Step 2: open a working seminar

This working seminar, or working group, should consist in mathematicians, junior and senior together. It will meet every week (four times as often as the colloquium) and its task should be to "digest" what the speaker said. This is the place where the modeling described above will take place.

Step 3: write reports

The output of the working seminar should be the production of written reports, describing the problems mentioned by the speaker during the colloquium (step 1), and possibly some steps towards their resolution. These reports should of course not be under final form: they are simple working papers.

Step 4: give the reports to the speakers

When the "digestion" process is well advanced, when we have some documents on it, we return to the initial speaker and present our approach to him. This way, he will be convinced we have understood his problem and we are willing to work on it.

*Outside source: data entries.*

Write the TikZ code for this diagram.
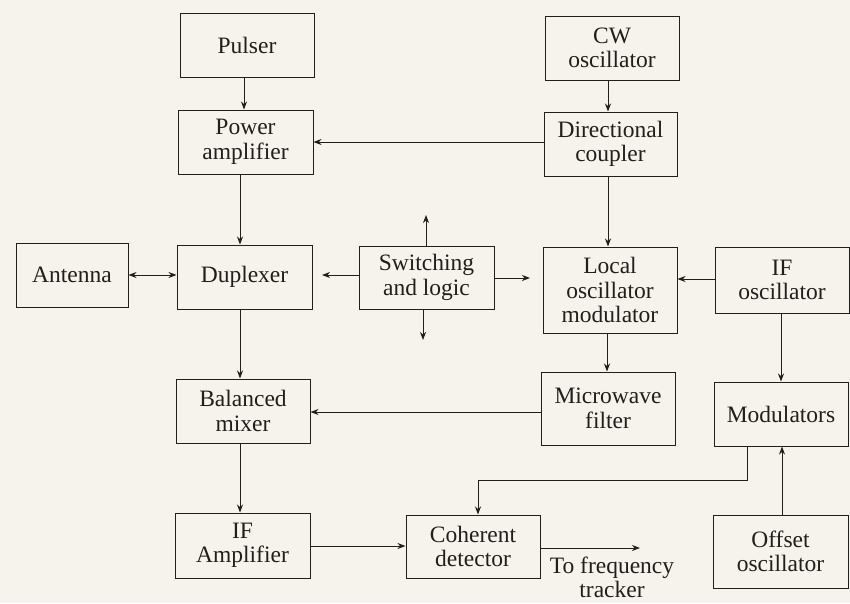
\documentclass[tikz,border=0pt]{standalone}
\usepackage{fontspec}
\setmainfont{Liberation Serif}
\usetikzlibrary{arrows.meta}
\definecolor{paper}{rgb}{0.965,0.95,0.925}
\definecolor{ink}{rgb}{0.13,0.12,0.11}
\begin{document}
\begin{tikzpicture}[x=1pt,y=-1pt,
  box/.style={draw=ink,line width=1pt,align=center,inner sep=0pt,text=ink,
    font=\fontsize{23.5}{24.5}\selectfont},
  arr/.style={draw=ink,line width=1pt,-{Stealth[length=8pt,width=6pt,inset=2.5pt]}},
  darr/.style={draw=ink,line width=1pt,{Stealth[length=8pt,width=6pt,inset=2.5pt]}-{Stealth[length=8pt,width=6pt,inset=2.5pt]}},
  ln/.style={draw=ink,line width=1pt}]
\fill[paper] (0,0) rectangle (850,603);
\useasboundingbox (0,0) rectangle (850,603);
% boxes
\node[box,minimum width=134pt,minimum height=64pt] (pulser) at (247,45) {Pulser};
\node[box,minimum width=135pt,minimum height=64pt] (pa) at (245.5,142) {Power\\amplifier};
\node[box,minimum width=135pt,minimum height=64pt] (dup) at (244.5,277) {Duplexer};
\node[box,minimum width=112pt,minimum height=64pt] (ant) at (72,275) {Antenna};
\node[box,minimum width=135pt,minimum height=63pt] (sw) at (426.5,277.5) {Switching\\and logic};
\node[box,minimum width=134pt,minimum height=64pt] (cw) at (612,48) {CW\\oscillator};
\node[box,minimum width=133pt,minimum height=64pt] (dc) at (610.5,144) {Directional\\coupler};
\node[box,minimum width=134pt,minimum height=86pt] (lom) at (610,290) {Local\\oscillator\\modulator};
\node[box,minimum width=134pt,minimum height=66pt] (ifo) at (782,280) {IF\\oscillator};
\node[box,minimum width=134pt,minimum height=73pt] (mf) at (608,408.5) {Microwave\\filter};
\node[box,minimum width=134pt,minimum height=64pt] (mod) at (781,414) {Modulators};
\node[box,minimum width=134pt,minimum height=64pt] (bm) at (243,411) {Balanced\\mixer};
\node[box,minimum width=135pt,minimum height=65pt] (ifa) at (242.5,545.5) {IF\\Amplifier};
\node[box,minimum width=134pt,minimum height=63pt] (cd) at (473,546.5) {Coherent\\detector};
\node[box,minimum width=135pt,minimum height=73pt] (oo) at (780.5,551.5) {Offset\\oscillator};
\node[box,draw=none,anchor=north,font=\fontsize{23.5}{24.5}\selectfont] (tracker) at (612,556) {To frequency\\tracker};
% free ends
\coordinate (swup) at (426,215);
\coordinate (swdown) at (423,340);
\coordinate (swleft) at (322,275);
\coordinate (swright) at (530,278);
\coordinate (trk) at (640,548);
% connectors
\draw[arr] (pulser.south -| 244,0) -- (pa.north -| 244,0);
\draw[arr] (pa.south -| 240,0) -- (dup.north -| 240,0);
\draw[darr] (ant.east) -- (dup.west |- ant.east);
\draw[arr] (dup.south -| 240,0) -- (bm.north -| 240,0);
\draw[arr] (bm.south -| 240,0) -- (ifa.north -| 240,0);
\draw[arr] (sw.north -| swup) -- (swup);
\draw[arr] (sw.south -| swdown) -- (swdown);
\draw[arr] (sw.west |- swleft) -- (swleft);
\draw[arr] (sw.east |- swright) -- (swright);
\draw[arr] (dc.west |- 0,142) -- (pa.east |- 0,142);
\draw[arr] (cw.south -| 608,0) -- (dc.north -| 608,0);
\draw[arr] (dc.south -| 608,0) -- (lom.north -| 608,0);
\draw[arr] (ifo.west |- 0,279) -- (lom.east |- 0,279);
\draw[arr] (lom.south -| 607,0) -- (mf.north -| 607,0);
\draw[arr] (ifo.south -| 781,0) -- (mod.north -| 781,0);
\draw[arr] (mf.west |- 0,412) -- (bm.east |- 0,412);
\draw[arr] (mod.south -| 747,0) -- (747,480) -- (478,480) -- (cd.north -| 478,0);
\draw[arr] (oo.north -| 782,0) -- (mod.south -| 782,0);
\draw[arr] (ifa.east |- 0,546) -- (cd.west |- 0,546);
\draw[arr] (cd.east |- trk) -- (trk);
\end{tikzpicture}
\end{document}
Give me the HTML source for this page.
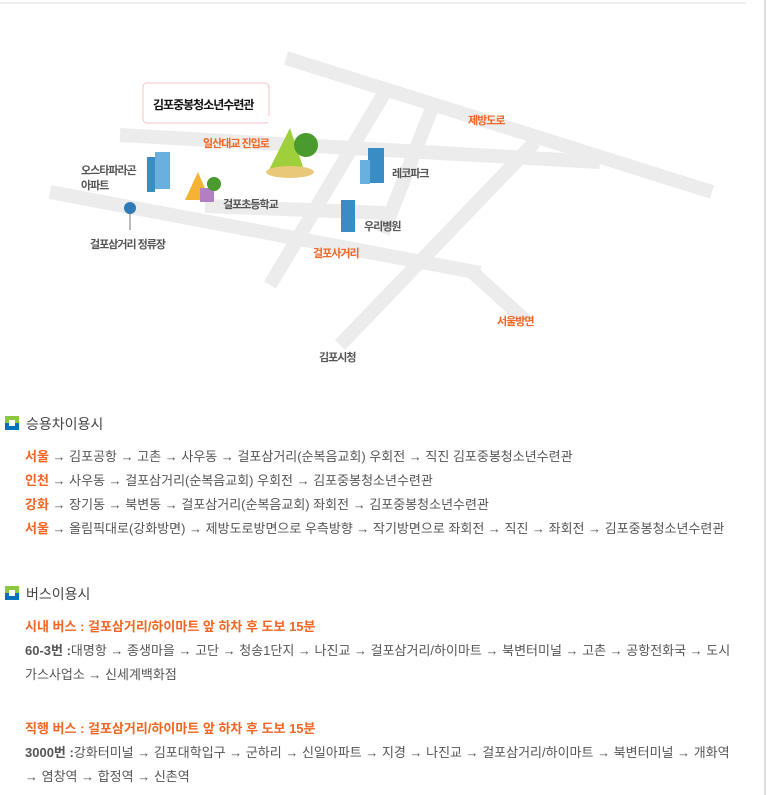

Then, depending on the size of the project, a contract should be signed with the speaker's organization to work on this problem.

These four steps are absolutely necessary if we want to address real-life problems. The colloquium is necessary to discover them, then the working group is necessary to digest them (the digestion will not occur by itself, just listening to the speaker), then the written documents are necessary to set our propositions under a precise form (which is what real-life organizations expect), and then the final discussion will prove our engagement.

These four steps are necessary, and we dare say that they are almost sufficient. Of course, they may not lead to a contract immediately, but they almost always lead to a contract, either later, or in another area, with another organization. This requires, of course, that enough information has been sent around, so that other organizations know about the competences that have been created.